D’un point de vue syndical, nous pouvons, à l’instar de la CSI, nous féliciter que le programme de travail pour une transition juste, adopté lors de cette Cop, fasse référence aux droits du travail et à la protection sociale, et reconnaisse les actions que les syndicats du monde entier mènent sans relâche pour faire face au changement climatique. La référence à la protection sociale dans l’accord sur l’adaptation est également un point positif. Néanmoins, l’absence de référence aux travailleurs et à leurs syndicats dans le bilan mondial est une omission de taille qui révèle l’ampleur du travail encore à accomplir pour nous inclure dans les années à venir. Bien des pays s’opposent à toute référence aux syndicats dans le bilan global et d’autres textes. Nous pouvons également déplorer le manque de volonté générale de faire intégralement participer les syndicats à la transition hors des énergies fossiles et à d’autres aspects essentiels de l’action climatique. De très nombreux négociateurs sur le climat ne comprennent toujours pas la nécessité de la justice sociale pour assurer le soutien sociétal nécessaire afin de relever le défi gigantesque de la limitation du changement climatique.

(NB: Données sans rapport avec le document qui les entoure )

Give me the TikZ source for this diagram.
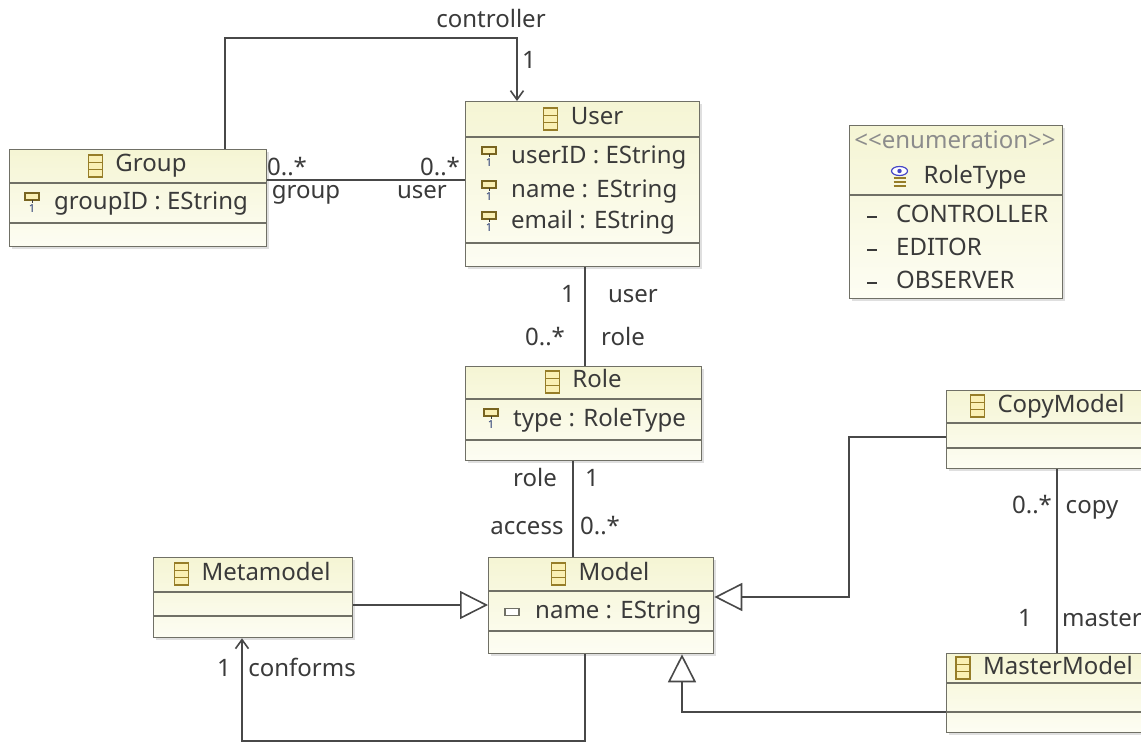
\documentclass[tikz,border=0pt]{standalone}
\usepackage{fontspec}
\setmainfont{Noto Sans}
\usetikzlibrary{positioning,arrows.meta,calc,shadows}
\definecolor{boxtop}{RGB}{245,245,212}
\definecolor{boxbot}{RGB}{253,253,243}
\definecolor{boxline}{RGB}{112,112,102}
\definecolor{wiregray}{RGB}{72,72,72}
\definecolor{inktext}{RGB}{58,58,58}
\definecolor{stereo}{RGB}{140,140,140}
\definecolor{iconolive}{RGB}{150,125,40}
\definecolor{iconfill}{RGB}{250,240,180}
\definecolor{idblue}{RGB}{30,50,110}
\definecolor{eyeblue}{RGB}{70,70,200}

\begin{document}
\begin{tikzpicture}[x=1pt, y=-1pt, font=\fontsize{24}{28}\selectfont]
        \tikzset{
          classbox/.style={draw=boxline, line width=1.3pt, top color=boxtop, bottom color=boxbot,
                           anchor=north west, inner sep=0pt,
                           drop shadow={shadow xshift=2.5pt, shadow yshift=-2.5pt, fill=black!35, opacity=0.35}},
          divider/.style={draw=boxline, line width=1.1pt},
          wire/.style={draw=wiregray, line width=1.8pt},
          headtext/.style={text=inktext, inner sep=0pt, text height=17pt, text depth=5pt},
          attrtext/.style={headtext, anchor=west},
          lbl/.style={headtext},
          openhead/.style={-{Straight Barb[length=9pt, width=13pt, line width=1.6pt]}},
          inherits/.style={-{Triangle[length=28pt, width=28pt, fill=white, line width=1.6pt]}},
          classicon/.pic={
            \draw[draw=iconolive, fill=iconfill, line width=1.3pt] (-7,-11) rectangle (7,11);
            \draw[draw=iconolive, line width=1.3pt] (-7,-3.7) -- (7,-3.7) (-7,3.7) -- (7,3.7);
          },
          idicon/.pic={
            \draw[draw=iconolive!80!black, fill=iconfill, line width=1.1pt] (-7,-11) rectangle (7,-4);
            \draw[draw=inktext, line width=1pt] (0,-4) -- (0,-1);
            \node[text=idblue, inner sep=0pt, font=\fontsize{11}{11}\selectfont\bfseries] at (0,5) {1};
          },
          plainicon/.pic={
            \draw[draw=boxline, fill=white, line width=1.1pt] (-7,-3.5) rectangle (7,3.5);
          },
          literalicon/.pic={
            \draw[draw=inktext, line width=2.8pt] (-5,0) -- (5,0);
          },
          enumicon/.pic={
            \draw[draw=eyeblue, fill=white, line width=1.2pt] (0,-7) ellipse (8 and 4.5);
            \fill[eyeblue] (0,-7) circle (2.2);
            \draw[draw=iconolive, line width=1.4pt] (-6,0) -- (6,0) (-6,4) -- (6,4) (-6,8) -- (6,8);
          }
        }
        \useasboundingbox (0,0) rectangle (1141,743);
        \clip (0,0) rectangle (1141,743);
        \fill[white] (0,0) rectangle (1141,743);
        % Classes
        \node[classbox, minimum width=257pt, minimum height=97pt] (Group) at (9,149) {};
        \node[classbox, minimum width=234pt, minimum height=165pt] (User) at (465,101) {};
        \node[classbox, minimum width=213pt, minimum height=173pt] (RoleType) at (849,125) {};
        \node[classbox, minimum width=236pt, minimum height=94pt] (Role) at (465,366) {};
        \node[classbox, minimum width=225pt, minimum height=96pt] (Model) at (488,557) {};
        \node[classbox, minimum width=199pt, minimum height=80pt] (Metamodel) at (153,557) {};
        \node[classbox, minimum width=230pt, minimum height=78pt] (CopyModel) at (946,390) {};
        \node[classbox, minimum width=230pt, minimum height=79pt] (MasterModel) at (946,653) {};
        % Compartments
        \foreach \cls/\ya/\yb in {Group/183/223, User/137/243, Role/399/440, Model/591/631,
                                  Metamodel/592/616, CopyModel/423/448, MasterModel/683/712} {
          \draw[divider] (\cls.west |- 0,\ya) -- (\cls.east |- 0,\ya);
          \draw[divider] (\cls.west |- 0,\yb) -- (\cls.east |- 0,\yb);
        }
        \draw[divider] (RoleType.west |- 0,195) -- (RoleType.east |- 0,195);
        % Class names
        \foreach \cls/\cx/\cy in {Group/151/166, User/597/119, Role/597/382, Model/614/574,
                                  Metamodel/266/574, CopyModel/1061/406, MasterModel/1058/668} {
          \node[headtext] (\cls-name) at (\cx,\cy) {\cls};
          \pic at ([xshift=-20pt]\cls-name.west) {classicon};
        }
        % Attributes
        \foreach \cls/\ix/\ay/\txt in {Group/32/204/groupID : EString, User/489/158/userID : EString,
                                       User/489/192/name : EString, User/489/223/email : EString,
                                       Role/491/420/type : RoleType} {
          \pic at (\ix,\ay) {idicon};
          \node[attrtext] (\cls-\ay) at (\ix+22,\ay) {\txt};
        }
        \pic at (512,612) {plainicon};
        \node[attrtext] (Model-612) at (535,612) {name : EString};
        % Enumeration
        \node[headtext, text=stereo] (RoleType-stereo) at (955,143) {<{}<enumeration>{}>};
        \node[headtext] (RoleType-name) at (975,178) {RoleType};
        \pic at ([xshift=-24pt]RoleType-name.west) {enumicon};
        \foreach \lit/\ly in {CONTROLLER/217, EDITOR/250, OBSERVER/283} {
          \pic at (872,\ly) {literalicon};
          \node[attrtext] (\lit) at (896,\ly) {\lit};
        }
        % Associations
        \coordinate (ctrl-a) at (225,38);
        \coordinate (ctrl-b) at (517,38);
        \draw[wire, openhead] (Group.north -| ctrl-a) -- (ctrl-a) -- (ctrl-b) -- (User.north -| ctrl-b);
        \draw[wire] (Group.east |- 0,180) -- (User.west |- 0,180);
        \draw[wire] (User.south -| 585,0) -- (Role.north -| 585,0);
        \draw[wire] (Role.south -| 573,0) -- (Model.north -| 573,0);
        \draw[wire] (CopyModel.south -| 1057,0) -- (MasterModel.north -| 1057,0);
        \coordinate (conf-a) at (585,741);
        \coordinate (conf-b) at (242,741);
        \draw[wire, openhead] (Model.south -| conf-a) -- (conf-a) -- (conf-b) -- (Metamodel.south -| conf-b);
        % Generalizations
        \draw[wire, inherits] (Metamodel.east |- 0,605) -- (Model.west |- 0,605);
        \coordinate (copy-a) at (849,437);
        \coordinate (copy-b) at (849,597);
        \draw[wire, inherits] (CopyModel.west |- copy-a) -- (copy-a) -- (copy-b) -- (Model.east |- copy-b);
        \coordinate (master-a) at (682,712);
        \draw[wire, inherits] (MasterModel.west |- master-a) -- (master-a) -- (Model.south -| master-a);
        % Role and multiplicity labels
        \foreach \nm/\lx/\ly/\txt in {ctrl-role/491/22/controller, ctrl-mult/529/63/1,
                                      grp-mult/287/170/0..*, grp-role/306/193/group,
                                      usr-mult/440/170/0..*, usr-role/422/193/user,
                                      ur-mult/568/297/1, ur-role/633/297/user,
                                      ru-mult/545/340/0..*, ru-role/623/340/role,
                                      rm-role/535/480/role, rm-mult/592/480/1,
                                      ma-role/527/528/access, ma-mult/600/528/0..*,
                                      conf-mult/224/670/1, conf-role/302/670/conforms,
                                      cp-mult/1032/507/0..*, cp-role/1092/507/copy,
                                      ms-mult/1025/620/1} {
          \node[lbl] (\nm) at (\lx,\ly) {\txt};
        }
        \node[lbl, anchor=west] (ms-role) at (1062,620) {master};
      \end{tikzpicture}
\end{document}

Un fonds pour les pertes et les préjudices

La création du Fonds pour les pertes et les préjudices constitue une étape positive, franchie lors de cette Cop. Des efforts doivent être consentis pour veiller à ce qu’il soit doté de moyens financiers en suffisance et puisse soutenir les pays moins riches afin qu’ils investissent dans des projets d’atténuation qui réduiront les effets du réchauffement climatique et répareront les dommages déjà causés aux vies, aux moyens de subsistance, aux infrastructures et à la biosphère.

Europe, leader climatique?

Dans ces négociations climatiques, l’Europe prétend vouloir rester leader en matière d’action climatique. Si tel était bien le cas, elle pourrait entre autres accélérer la sortie des énergies fossiles sur son territoire via notamment des plans concrets de transition juste avec garanties d’emplois pour véritablement «ne laisser personne de côté»; elle pourrait éradiquer la précarité énergétique (qui concerne plus de 50 millions de personnes en Europe); sortir du traité sur la Charte de l’énergie (ou «TCE») et annuler la dette publique des pays pauvres qu’elle détient afin qu’ils puissent dégager des moyens financiers pour leurs actions climatiques et leur politiques sociales.

Et la Belgique?

Quant à la Belgique, un des prochains enjeux de taille est la remise fin juin 2024 de son PNEC. Celui-ci devra montrer comment notre pays va se mettre sur la trajectoire d’un réchauffement limité à 1,5 degré au moyen de la transition juste.